Pay-For Content Set To Grow Faster Than Free, Driven By Music: Forecast
Maybe there are legs after all to that hypothesis on the return of pay-for content - the one Economist publisher Paul Rossi suggested at our Future Of Business Media conference last month. Just 12 percent of European web users paid for online content last year, but that’s due to rise to 19 percent by 2013, a new Jupiterresearch report says: “While free content will continue to dominate, as overall online audiences for all content categories continue to grow, so the number of European users willing to pay for content online will grow at an even greater rate.” That will mean paid content could pull in €5 billion in 2013, from €1.4 billion last year.
That sounds like salvation for formerly premium publishers who had come out from behind their pay walls just in time for an advertising recession. But what’s driving it? A seismic shift in the number of people who will begin paying for music, Jupiter says. Though freeloaders outnumbered paying listeners by 53 million to 6.9 million last year, by 2013, it’s reckoned European efforts to drive consumers to legal downloads will see payers in the majority - 63.7 million against just 55 million.

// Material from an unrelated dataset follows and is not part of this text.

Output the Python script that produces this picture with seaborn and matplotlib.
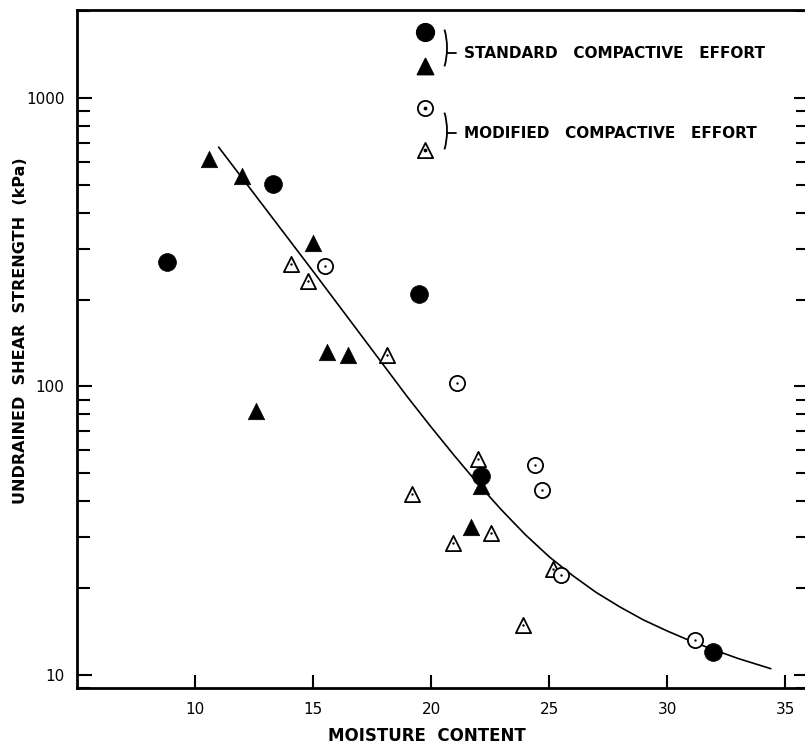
"""Undrained shear strength vs moisture content, standard vs modified compaction."""
import matplotlib
matplotlib.use("Agg")
import matplotlib.pyplot as plt
from matplotlib.patches import Arc
from matplotlib.ticker import LogLocator, NullFormatter, FixedLocator, FixedFormatter
import pandas as pd
import seaborn as sns

# ── data ────────────────────────────────────────────────────────────────────
std_circle_x = [8.8, 13.3, 19.5, 22.1, 31.95]
std_circle_y = [270, 505, 210, 49, 12.0]
std_tri_x = [10.6, 12.0, 15.0, 15.6, 16.5, 12.6, 21.7, 22.1]
std_tri_y = [614, 536, 314, 132, 129, 82, 32.6, 45]
mod_circle_x = [15.5, 21.1, 24.4, 24.7, 25.5, 31.2]
mod_circle_y = [261, 103, 53.6, 43.9, 22.1, 13.2]
mod_tri_x = [14.05, 14.8, 18.15, 19.2, 22.0, 20.95, 22.55, 25.15, 23.9]
mod_tri_y = [265, 232, 129, 42.2, 55.8, 28.7, 31.1, 23.2, 14.9]

# hand-drawn trend curve
curve_x = [11.0, 13.0, 15.0, 17.0, 19.0, 20.0, 21.0, 22.0, 23.0, 24.0,
           25.0, 26.0, 27.0, 28.0, 29.0, 30.0, 31.0, 32.0, 33.0, 34.4]
curve_y = [676, 412, 251, 152, 92, 72.4, 57.4, 45.9, 37.2, 30.6,
           25.7, 22.1, 19.3, 17.2, 15.5, 14.2, 13.1, 12.2, 11.4, 10.5]

x_ticks = [10, 15, 20, 25, 30, 35]
y_ticks = [10, 100, 1000]
y_ticklabels = ["10", "100", "1000"]

XLABEL = "MOISTURE  CONTENT"
YLABEL = "UNDRAINED  SHEAR  STRENGTH  (kPa)"
LEG_STD = "STANDARD   COMPACTIVE   EFFORT"
LEG_MOD = "MODIFIED   COMPACTIVE   EFFORT"

# ── style ───────────────────────────────────────────────────────────────────
sns.set_style("white")
plt.rcParams["font.family"] = ["DejaVu Sans"]
for key in ["text.color", "axes.labelcolor", "xtick.color", "ytick.color",
            "axes.edgecolor"]:
    plt.rcParams[key] = "black"

W, H = 805, 752
fig = plt.figure(figsize=(W / 100, H / 100), dpi=100)
# axes box in pixels: left 77, right 808.6 (right spine falls just off the page)
x0, x1, ytop, ybot = 77, 808.6, 10, 688
ax = fig.add_axes([x0 / W, (H - ybot) / H, (x1 - x0) / W, (ybot - ytop) / H])

df_curve = pd.DataFrame({"x": curve_x, "y": curve_y})
sns.lineplot(data=df_curve, x="x", y="y", sort=False, estimator=None,
             color="black", lw=1.2, ax=ax, zorder=2)

MS_OPEN, MS_FILL = 120, 165
sns.scatterplot(x=mod_tri_x, y=mod_tri_y, marker="^", s=MS_OPEN,
                facecolor="white", edgecolor="black", linewidth=1.3, ax=ax, zorder=3)
sns.scatterplot(x=mod_circle_x, y=mod_circle_y, marker="o", s=MS_OPEN,
                facecolor="white", edgecolor="black", linewidth=1.3, ax=ax, zorder=4)
# small centre dots in the open symbols
sns.scatterplot(x=mod_tri_x + mod_circle_x, y=mod_tri_y + mod_circle_y,
                marker="o", s=3, color="black", linewidth=0, ax=ax, zorder=5)
sns.scatterplot(x=std_tri_x, y=std_tri_y, marker="^", s=140,
                color="black", linewidth=0.5, edgecolor="black", ax=ax, zorder=6)
sns.scatterplot(x=std_circle_x, y=std_circle_y, marker="o", s=MS_FILL,
                color="black", linewidth=0.5, edgecolor="black", ax=ax, zorder=6)

# ── axes ────────────────────────────────────────────────────────────────────
ax.set_yscale("log")
ax.set_xlim(5, 36)
ax.set_ylim(9.0, 2020)

ax.xaxis.set_major_locator(FixedLocator(x_ticks))
ax.yaxis.set_major_locator(FixedLocator(y_ticks))
ax.yaxis.set_major_formatter(FixedFormatter(y_ticklabels))
ax.yaxis.set_minor_locator(LogLocator(base=10, subs=range(2, 10)))
ax.yaxis.set_minor_formatter(NullFormatter())

ax.tick_params(axis="x", which="major", direction="in", length=9.5, width=1.5,
               labelsize=11, pad=10, top=False, bottom=True)
ax.tick_params(axis="y", which="major", direction="in", length=11, width=1.5,
               labelsize=11, pad=9, left=True, right=True)
ax.tick_params(axis="y", which="minor", direction="in", length=9.5, width=1.5,
               left=True, right=True)

for side in ["left", "bottom", "top"]:
    ax.spines[side].set_visible(True)
    ax.spines[side].set_linewidth(2.0)
    ax.spines[side].set_color("black")
ax.spines["right"].set_visible(False)

ax.set_xlabel(XLABEL, fontsize=12, fontweight="bold")
ax.set_ylabel(YLABEL, fontsize=11.5, fontweight="bold")
ax.xaxis.set_label_coords((427 - x0) / (x1 - x0), (ybot - 727) / (ybot - ytop))
ax.xaxis.label.set_va("top")
ax.yaxis.set_label_coords((28 - x0) / (x1 - x0), (ybot - 331) / (ybot - ytop))

# ── legend drawn as in the original: symbols, bracket, dash, caption ───────
aw, ah = x1 - x0, ybot - ytop
def fx(px):
    return (px - x0) / aw
def fy(py):
    return (ybot - py) / ah

leg = ax.transAxes
ax.scatter([fx(425)], [fy(32)], marker="o", s=MS_FILL, color="black",
           transform=leg, clip_on=False, zorder=7)
ax.scatter([fx(425)], [fy(66)], marker="^", s=140, color="black",
           transform=leg, clip_on=False, zorder=7)
ax.scatter([fx(425)], [fy(108)], marker="o", s=MS_OPEN, facecolor="white",
           edgecolor="black", linewidth=1.3, transform=leg, clip_on=False, zorder=7)
ax.scatter([fx(425)], [fy(150)], marker="^", s=MS_OPEN, facecolor="white",
           edgecolor="black", linewidth=1.3, transform=leg, clip_on=False, zorder=7)
ax.scatter([fx(425), fx(425)], [fy(108), fy(150)], marker="o", s=3,
           color="black", transform=leg, clip_on=False, zorder=8)

for cy, ty, label in [(48, 53, LEG_STD), (131, 133, LEG_MOD)]:
    ax.add_patch(Arc((fx(433), fy(cy)), 28 / aw, 64 / ah, theta1=-60, theta2=60,
                     transform=leg, color="black", lw=1.3))
    ax.plot([fx(447), fx(456)], [fy(ty), fy(ty)], color="black", lw=1.3,
            transform=leg)
    ax.text(fx(464), fy(ty), label, transform=leg, ha="left", va="center",
            fontsize=11, fontweight="bold")

fig.savefig("out.png", dpi=100)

This places a lot of faith in efforts to offer piracy alternatives. In fact, though music made up only 29 percent of all Europe’s paid content revenues last year, by 2013, a majority of paid content income (51 percent) will come from music, the forecast says.
Even in video, Jupiter expects commercial broadcasters to target niche audiences with paid VOD, accounting for eight percent of consumption. But in news, the model is already set - pay-for news is the preserve of business readers and digital-edition afficiondos and will make up just 1.1 percent of the market… maybe Rossi’s hunch wasn’t so spot-on after all?